Hotels operate on economies of scale and scope, which means they must achieve consistent volume to keep new guests flowing in after prior guests check out. This is why hotels slash room prices in the slow season and hike them as high as possible in the high-volume seasons. Hotels have high fixed and variable costs; the more high-end the hotel, the higher the direct operating cost. The additional amenities hotels offer, such as a spa, pool, breakfast bar, and valet, are tools to increase the average guest bill. Hotels use these amenities to increase revenue and customer lifetime value without the room price looking too expensive with what comes with it.
Demand vs. Supply
One of the critical differences between hotels and Airbnb is how they approach demand and supply. The hotel industry must validate the demand before the housing supply can exist. This means that if a destination is not popular enough to fill the hotel rooms, the local labor pool is not robust enough, or if the land is unavailable or too expensive, a hotel won’t exist. In contrast, Airbnb operates on an asset-light, fee-based platform that allows anyone to list and monetize their property as long as demand is there for it.

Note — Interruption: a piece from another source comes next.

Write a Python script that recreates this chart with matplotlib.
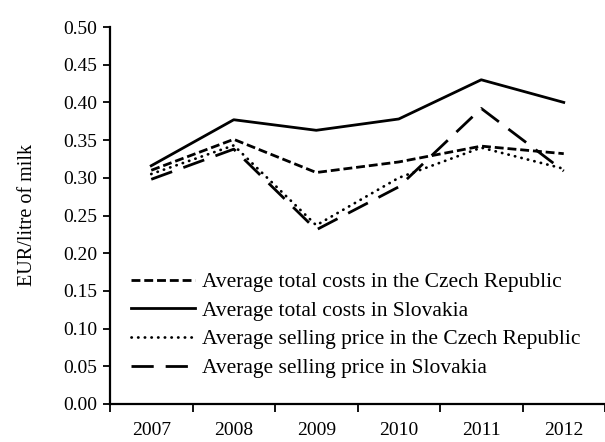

While there are no limits on how many listings can be on Airbnb, there are hard caps on how many hotels can exist based on zoning ordinances. This means that local laws and regulations restrict the number of hotels that can be built and operated in a particular area. These restrictions can limit the growth potential of the hotel industry, as it can be challenging and expensive to find suitable locations to build new hotels.